World Scene
February 26, 2008
IRAQ
Cleric: Muslims mustobey West's laws
MONTREAL — Iraqi Grand Ayatollah Ali al-Sistani has sent a message to Muslims in Western nations, urging them to obey the laws of the countries in which they live.
The fatwa was delivered at a Montreal press conference of prominent Shi'ite Muslims on behalf of the ayatollah, the Washington-based Center for Islamic Pluralism reported yesterday.
"Muslims have undertaken to obey the laws of the country of their residence and thus they must be faithful to that undertaking," the fatwa said.

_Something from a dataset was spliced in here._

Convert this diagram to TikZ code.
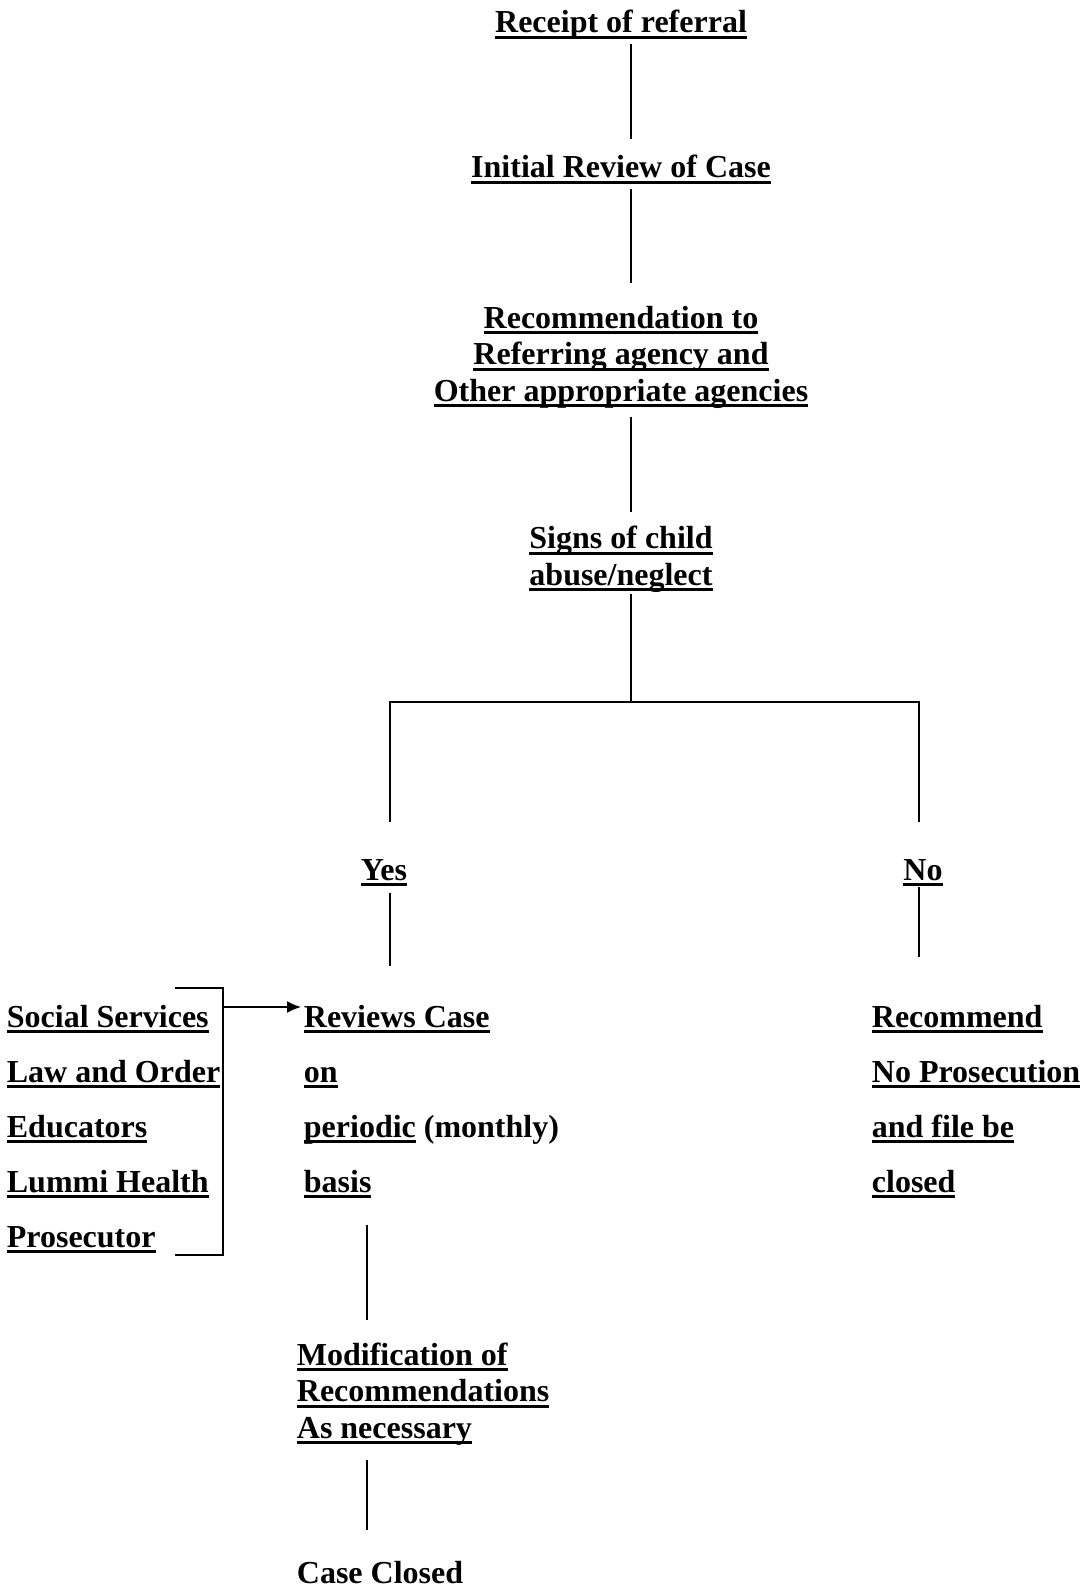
\documentclass[tikz,border=0pt]{standalone}
\usepackage{fontspec}
\setmainfont{Liberation Serif}
\usetikzlibrary{arrows.meta}

\newsavebox{\ulinebox}
\newcommand{\ulined}[1]{\sbox{\ulinebox}{#1}\rlap{\rule[-3pt]{\wd\ulinebox}{1.5pt}}\usebox{\ulinebox}}

\tikzset{
  every node/.style={inner sep=0pt, font=\fontsize{16}{18.25}\selectfont\bfseries},
  stage/.style={anchor=base, align=center},
  column/.style={anchor=base west, align=left, font=\fontsize{16}{27.5}\selectfont\bfseries},
  every path/.style={line width=0.9pt}
}

\begin{document}
\begin{tikzpicture}[x=0.5pt,y=-0.5pt]
\useasboundingbox (0,0) rectangle (1084,1589);
% main stages (multi-line nodes sit on their last line)
\node[stage] (receipt) at (621,33) {\ulined{Receipt of referral}};
\node[stage] (initial) at (621,178) {\ulined{Initial Review of Case}};
\node[stage] (recommend) at (621,401) {\ulined{Recommendation to}\\\ulined{Referring agency and}\\\ulined{Other appropriate agencies}};
\node[stage] (signs) at (621,585) {\ulined{Signs of child}\\\ulined{abuse/neglect}};
\node[stage] (yes) at (384,880) {\ulined{Yes}};
\node[stage] (no) at (923,880) {\ulined{No}};
% columns
\node[column] (agencies) at (6,1247) {\ulined{Social Services}\\\ulined{Law and Order}\\\ulined{Educators}\\\ulined{Lummi Health}\\\ulined{Prosecutor}};
\node[column] (reviews) at (303,1192) {\ulined{Reviews Case}\\\ulined{on}\\\ulined{periodic} (monthly)\\\ulined{basis}};
\node[column] (noprosecution) at (871,1192) {\ulined{Recommend}\\\ulined{No Prosecution}\\\ulined{and file be}\\\ulined{closed}};
\node[stage, anchor=base west, align=left] (modify) at (296,1438) {\ulined{Modification of}\\\ulined{Recommendations}\\\ulined{As necessary}};
\node[anchor=base west] (closed) at (296,1583) {Case Closed};

\coordinate (spine) at (631,0);
\coordinate (fork) at (631,702);
\coordinate (branchx) at (367,0);
\coordinate (bracetop) at (175,988);
\coordinate (bracebot) at (175,1255);
\coordinate (bracex) at (223,1007);

% connectors
\draw[shorten <=1.5pt, shorten >=8pt] (receipt.south -| spine) -- (initial.north -| spine);
\draw[shorten <=2pt, shorten >=11pt] (initial.south -| spine) -- (recommend.north -| spine);
\draw[shorten <=4pt, shorten >=6.5pt] (recommend.south -| spine) -- (signs.north -| spine);
\draw[shorten <=0.5pt] (signs.south -| spine) -- (fork);
\draw[shorten <=18pt, shorten >=18pt] ([xshift=3pt]yes.north) |- (fork) -| ([xshift=-2pt]no.north);
\draw[shorten <=3pt, shorten >=19pt] ([xshift=3pt]yes.south) -- ([xshift=3pt]yes.south |- reviews.north);
\draw[shorten >=23.5pt] ([xshift=-2pt]no.south) -- ([xshift=-2pt]no.south |- noprosecution.north);
\draw[shorten <=13pt, shorten >=11pt] (reviews.south -| branchx) -- (modify.north -| branchx);
\draw[shorten <=7pt, shorten >=15pt] (modify.south -| branchx) -- (closed.north -| branchx);
% bracket
\draw (bracetop) -| (bracex |- bracebot) -- (bracebot);
\draw[-{Latex[length=7pt,width=6pt]}, shorten >=1pt] (bracex) -- (reviews.west |- bracex);
\end{tikzpicture}
\end{document}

It condemned all acts of violence and encouraged imams to keep a watchful eye on what's going on inside their mosques.
NORTH KOREA
U.S. orchestra arrives for concert
PYONGYANG — The New York Philharmonic yesterday became the most prominent U.S. cultural institution to visit isolated, nuclear-armed North Korea, and orchestra members said they hoped their musical diplomacy could bring the two nations closer together.

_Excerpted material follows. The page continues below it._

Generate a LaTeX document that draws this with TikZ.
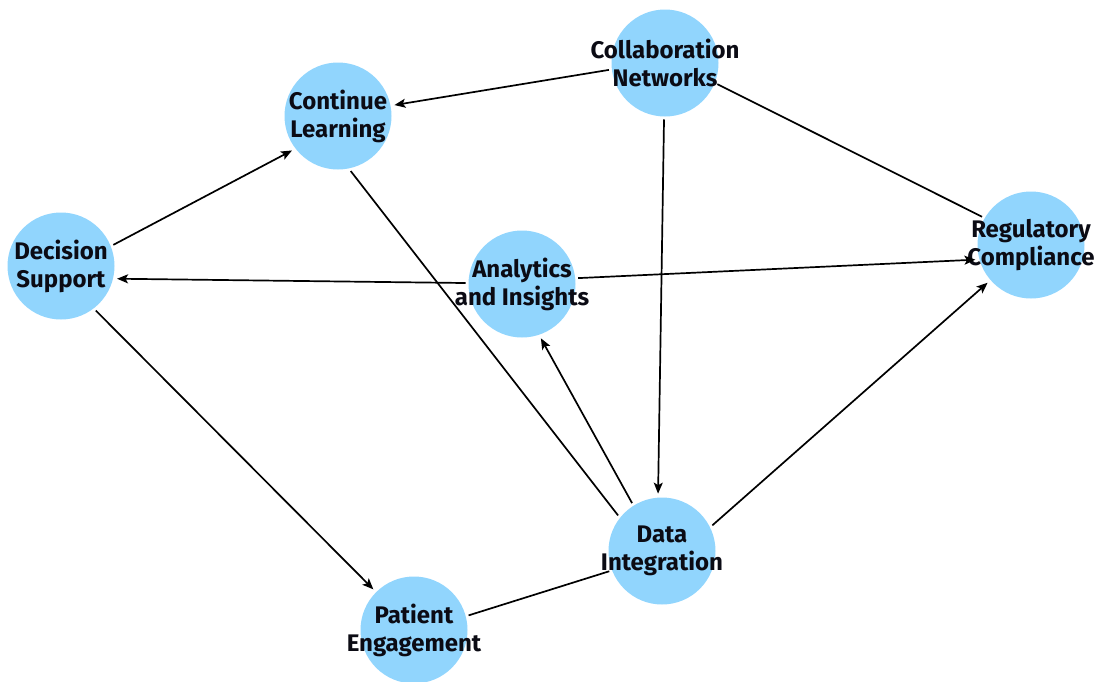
\documentclass[tikz,border=0pt]{standalone}
\usepackage{fontspec}
\setmainfont{Fira Sans}
\usetikzlibrary{arrows.meta}
\definecolor{nodeblue}{HTML}{91D5FD}
\definecolor{ink}{HTML}{0B0B14}
\tikzset{
  topic/.style={circle, fill=nodeblue, minimum size=107pt, inner sep=0pt, outer sep=3pt},
  lbl/.style={font=\fontsize{24}{28}\selectfont\bfseries, align=center, text=ink},
  link/.style={line width=1.7pt, draw=black},
  arr/.style={link, -{Stealth[length=11pt,width=9pt,inset=2.5pt]}, shorten >=1pt}
}
\begin{document}
\begin{tikzpicture}[x=1pt,y=-1pt]
\useasboundingbox (0,0) rectangle (1104,681);
\node[topic, label={[lbl]center:Collaboration\\Networks}] (cn) at (665,63) {};
\node[topic, label={[lbl]center:Continue\\Learning}] (cl) at (338,116) {};
\node[topic, label={[lbl]center:Decision\\Support}] (ds) at (61,266) {};
\node[topic, label={[lbl]center:Analytics\\and Insights}] (ai) at (522,284) {};
\node[topic, label={[lbl]center:Regulatory\\Compliance}] (rc) at (1031,245) {};
\node[topic, label={[lbl]center:Data\\Integration}] (di) at (662,551) {};
\node[topic, label={[lbl]center:Patient\\Engagement}] (pe) at (414,630) {};
\draw[arr] (cn.187) -- (cl.11);
\draw[link] (cn.-22) -- (rc.150);
\draw[arr] (cn.-91) -- (di.94);
\draw[arr] (ds.22) -- (cl.-143);
\draw[arr] (ai.179) -- (ds.-13);
\draw[arr] (ai.6) -- (rc.-165);
\draw[link] (cl.-77) -- (di.141);
\draw[arr] (di.122) -- (ai.-71);
\draw[arr] (di.27) -- (rc.-139);
\draw[arr] (ds.-52) -- (pe.135);
\draw[link] (pe.15) -- (di.-159);
\end{tikzpicture}
\end{document}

North Korea made unprecedented accommodations for the orchestra, allowing a delegation of nearly 300 people, including musicians, staff and journalists, to fly into Pyongyang on a chartered plane for the 48-hour visit.
The philharmonic's concert Tuesday will be broadcast live on North Korea's state-run TV and radio, unheard of in a country where events are carefully choreographed to bolster the personality cult of leader Kim Jong-il.
IRAN
Talks begin on sanctions
Representatives from six major powers began talks in Washington yesterday to consider new sanctions aimed at convincing Iran to halt sensitive uranium-enrichment work, a State Department spokesman said.
In Vienna, Austria, the U.N. nuclear monitoring agency presented documents yesterday that diplomats said indicate Iran may have focused on a nuclear-weapons program after 2003 — the year that a U.S. intelligence report says such work stopped.
BRITAIN
Skull unearthed at former orphanage
LONDON — Police used dogs to search for more bodies yesterday at a former children's home on the British island of Jersey after a child's skull was found under a concrete slab there.
The skull was found Saturday by a police dog in an investigation of the property, which was a home for orphaned and abandoned children until 1986. Forensic experts have determined the remains are at least 20 years old.
CYPRUS
Turks optimistic about reunification
NICOSIA — The decades-long division of Cyprus could be resolved by the end of the year, the leader of the breakaway Turkish Cypriots said yesterday.
The remarks were made a day after Greek Cypriots elected Dimitris Christofias as president after he campaigned on a pledge to quickly restart long-stalled talks to reunify the island.
Cyprus has been divided into a breakaway Turkish-Cypriot north and a Greek-Cypriot south since 1974, when Turkey invaded in the wake of a coup attempting to unite the island with Greece.